◆ YOUR TASK ◆
Carry none of the pictures over; set down the material below exactly.

◆ SUPPLIED INFORMATION ◆
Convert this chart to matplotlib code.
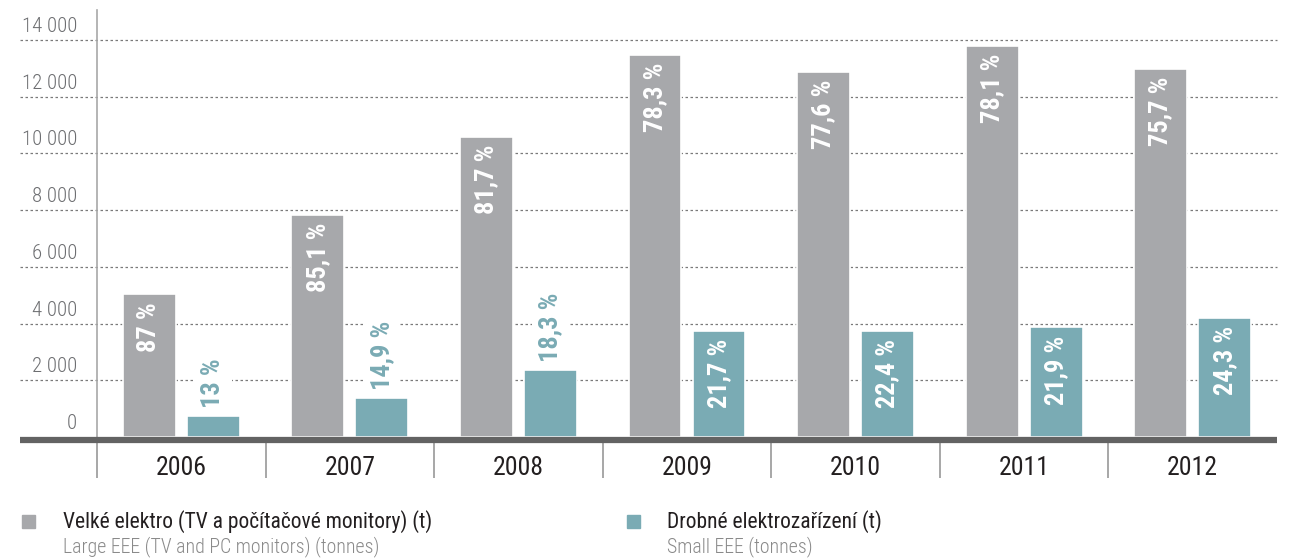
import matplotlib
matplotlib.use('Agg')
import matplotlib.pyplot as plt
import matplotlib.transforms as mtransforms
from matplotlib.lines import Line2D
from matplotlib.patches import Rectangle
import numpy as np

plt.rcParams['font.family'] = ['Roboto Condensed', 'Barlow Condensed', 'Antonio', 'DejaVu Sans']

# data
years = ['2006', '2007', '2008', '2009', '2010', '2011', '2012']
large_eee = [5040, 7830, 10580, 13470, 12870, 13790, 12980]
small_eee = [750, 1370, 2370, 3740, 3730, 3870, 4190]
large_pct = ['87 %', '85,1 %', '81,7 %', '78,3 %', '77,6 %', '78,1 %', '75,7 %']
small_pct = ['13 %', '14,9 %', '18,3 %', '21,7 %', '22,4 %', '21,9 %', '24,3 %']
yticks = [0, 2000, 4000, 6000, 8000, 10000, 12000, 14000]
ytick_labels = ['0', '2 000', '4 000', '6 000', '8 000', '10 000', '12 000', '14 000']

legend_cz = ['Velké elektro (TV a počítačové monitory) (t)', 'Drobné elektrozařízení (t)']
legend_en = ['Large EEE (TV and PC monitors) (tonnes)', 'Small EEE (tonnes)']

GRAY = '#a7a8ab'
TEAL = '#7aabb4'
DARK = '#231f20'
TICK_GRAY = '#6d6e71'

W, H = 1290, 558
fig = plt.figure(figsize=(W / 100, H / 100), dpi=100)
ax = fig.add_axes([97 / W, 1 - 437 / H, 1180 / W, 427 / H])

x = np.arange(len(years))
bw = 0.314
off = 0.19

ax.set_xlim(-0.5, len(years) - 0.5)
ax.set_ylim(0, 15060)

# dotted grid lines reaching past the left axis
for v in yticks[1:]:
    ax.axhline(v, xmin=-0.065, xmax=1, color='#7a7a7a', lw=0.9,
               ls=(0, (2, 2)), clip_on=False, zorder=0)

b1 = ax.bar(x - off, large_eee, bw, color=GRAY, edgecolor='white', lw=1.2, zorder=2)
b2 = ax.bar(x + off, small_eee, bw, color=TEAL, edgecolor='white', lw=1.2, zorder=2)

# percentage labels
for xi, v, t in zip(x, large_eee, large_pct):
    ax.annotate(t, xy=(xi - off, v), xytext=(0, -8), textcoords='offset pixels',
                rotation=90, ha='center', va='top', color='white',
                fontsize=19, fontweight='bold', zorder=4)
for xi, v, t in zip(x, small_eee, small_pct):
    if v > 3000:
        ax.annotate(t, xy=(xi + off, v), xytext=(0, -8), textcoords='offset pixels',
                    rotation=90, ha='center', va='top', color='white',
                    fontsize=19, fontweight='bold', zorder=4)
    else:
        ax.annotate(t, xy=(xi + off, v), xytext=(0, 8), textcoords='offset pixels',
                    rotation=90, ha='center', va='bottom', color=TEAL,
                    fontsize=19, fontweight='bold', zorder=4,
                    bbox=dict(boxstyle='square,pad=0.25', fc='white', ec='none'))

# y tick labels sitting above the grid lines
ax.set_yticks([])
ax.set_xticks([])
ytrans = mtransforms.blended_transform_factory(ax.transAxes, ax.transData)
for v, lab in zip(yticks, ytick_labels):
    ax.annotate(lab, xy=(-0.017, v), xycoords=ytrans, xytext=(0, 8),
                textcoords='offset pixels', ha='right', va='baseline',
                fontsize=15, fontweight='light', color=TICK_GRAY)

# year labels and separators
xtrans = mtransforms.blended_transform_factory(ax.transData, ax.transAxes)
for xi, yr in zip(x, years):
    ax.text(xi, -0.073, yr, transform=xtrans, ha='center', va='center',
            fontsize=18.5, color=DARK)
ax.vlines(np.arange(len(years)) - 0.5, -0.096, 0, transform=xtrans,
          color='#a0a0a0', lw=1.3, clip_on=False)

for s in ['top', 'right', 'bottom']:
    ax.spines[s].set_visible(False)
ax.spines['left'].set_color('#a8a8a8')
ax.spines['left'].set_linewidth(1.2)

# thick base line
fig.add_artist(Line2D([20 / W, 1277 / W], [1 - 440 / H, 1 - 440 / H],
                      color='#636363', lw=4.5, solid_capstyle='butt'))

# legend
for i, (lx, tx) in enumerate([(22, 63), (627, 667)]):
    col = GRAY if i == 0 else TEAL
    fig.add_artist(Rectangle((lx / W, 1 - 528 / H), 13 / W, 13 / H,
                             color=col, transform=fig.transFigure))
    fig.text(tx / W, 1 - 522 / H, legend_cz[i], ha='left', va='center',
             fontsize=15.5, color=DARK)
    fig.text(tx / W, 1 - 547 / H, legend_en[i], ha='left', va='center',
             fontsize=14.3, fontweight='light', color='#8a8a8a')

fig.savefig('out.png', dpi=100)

◆ ANSWER FOR THIS EXERCISE ◆
Convert this chart to matplotlib code.
import matplotlib
matplotlib.use('Agg')
import matplotlib.pyplot as plt
import matplotlib.transforms as mtransforms
from matplotlib.lines import Line2D
from matplotlib.patches import Rectangle
import numpy as np

plt.rcParams['font.family'] = ['Roboto Condensed', 'Barlow Condensed', 'Antonio', 'DejaVu Sans']

# data
years = ['2006', '2007', '2008', '2009', '2010', '2011', '2012']
large_eee = [5040, 7830, 10580, 13470, 12870, 13790, 12980]
small_eee = [750, 1370, 2370, 3740, 3730, 3870, 4190]
large_pct = ['87 %', '85,1 %', '81,7 %', '78,3 %', '77,6 %', '78,1 %', '75,7 %']
small_pct = ['13 %', '14,9 %', '18,3 %', '21,7 %', '22,4 %', '21,9 %', '24,3 %']
yticks = [0, 2000, 4000, 6000, 8000, 10000, 12000, 14000]
ytick_labels = ['0', '2 000', '4 000', '6 000', '8 000', '10 000', '12 000', '14 000']

legend_cz = ['Velké elektro (TV a počítačové monitory) (t)', 'Drobné elektrozařízení (t)']
legend_en = ['Large EEE (TV and PC monitors) (tonnes)', 'Small EEE (tonnes)']

GRAY = '#a7a8ab'
TEAL = '#7aabb4'
DARK = '#231f20'
TICK_GRAY = '#6d6e71'

W, H = 1290, 558
fig = plt.figure(figsize=(W / 100, H / 100), dpi=100)
ax = fig.add_axes([97 / W, 1 - 437 / H, 1180 / W, 427 / H])

x = np.arange(len(years))
bw = 0.314
off = 0.19

ax.set_xlim(-0.5, len(years) - 0.5)
ax.set_ylim(0, 15060)

# dotted grid lines reaching past the left axis
for v in yticks[1:]:
    ax.axhline(v, xmin=-0.065, xmax=1, color='#7a7a7a', lw=0.9,
               ls=(0, (2, 2)), clip_on=False, zorder=0)

b1 = ax.bar(x - off, large_eee, bw, color=GRAY, edgecolor='white', lw=1.2, zorder=2)
b2 = ax.bar(x + off, small_eee, bw, color=TEAL, edgecolor='white', lw=1.2, zorder=2)

# percentage labels
for xi, v, t in zip(x, large_eee, large_pct):
    ax.annotate(t, xy=(xi - off, v), xytext=(0, -8), textcoords='offset pixels',
                rotation=90, ha='center', va='top', color='white',
                fontsize=19, fontweight='bold', zorder=4)
for xi, v, t in zip(x, small_eee, small_pct):
    if v > 3000:
        ax.annotate(t, xy=(xi + off, v), xytext=(0, -8), textcoords='offset pixels',
                    rotation=90, ha='center', va='top', color='white',
                    fontsize=19, fontweight='bold', zorder=4)
    else:
        ax.annotate(t, xy=(xi + off, v), xytext=(0, 8), textcoords='offset pixels',
                    rotation=90, ha='center', va='bottom', color=TEAL,
                    fontsize=19, fontweight='bold', zorder=4,
                    bbox=dict(boxstyle='square,pad=0.25', fc='white', ec='none'))

# y tick labels sitting above the grid lines
ax.set_yticks([])
ax.set_xticks([])
ytrans = mtransforms.blended_transform_factory(ax.transAxes, ax.transData)
for v, lab in zip(yticks, ytick_labels):
    ax.annotate(lab, xy=(-0.017, v), xycoords=ytrans, xytext=(0, 8),
                textcoords='offset pixels', ha='right', va='baseline',
                fontsize=15, fontweight='light', color=TICK_GRAY)

# year labels and separators
xtrans = mtransforms.blended_transform_factory(ax.transData, ax.transAxes)
for xi, yr in zip(x, years):
    ax.text(xi, -0.073, yr, transform=xtrans, ha='center', va='center',
            fontsize=18.5, color=DARK)
ax.vlines(np.arange(len(years)) - 0.5, -0.096, 0, transform=xtrans,
          color='#a0a0a0', lw=1.3, clip_on=False)

for s in ['top', 'right', 'bottom']:
    ax.spines[s].set_visible(False)
ax.spines['left'].set_color('#a8a8a8')
ax.spines['left'].set_linewidth(1.2)

# thick base line
fig.add_artist(Line2D([20 / W, 1277 / W], [1 - 440 / H, 1 - 440 / H],
                      color='#636363', lw=4.5, solid_capstyle='butt'))

# legend
for i, (lx, tx) in enumerate([(22, 63), (627, 667)]):
    col = GRAY if i == 0 else TEAL
    fig.add_artist(Rectangle((lx / W, 1 - 528 / H), 13 / W, 13 / H,
                             color=col, transform=fig.transFigure))
    fig.text(tx / W, 1 - 522 / H, legend_cz[i], ha='left', va='center',
             fontsize=15.5, color=DARK)
    fig.text(tx / W, 1 - 547 / H, legend_en[i], ha='left', va='center',
             fontsize=14.3, fontweight='light', color='#8a8a8a')

fig.savefig('out.png', dpi=100)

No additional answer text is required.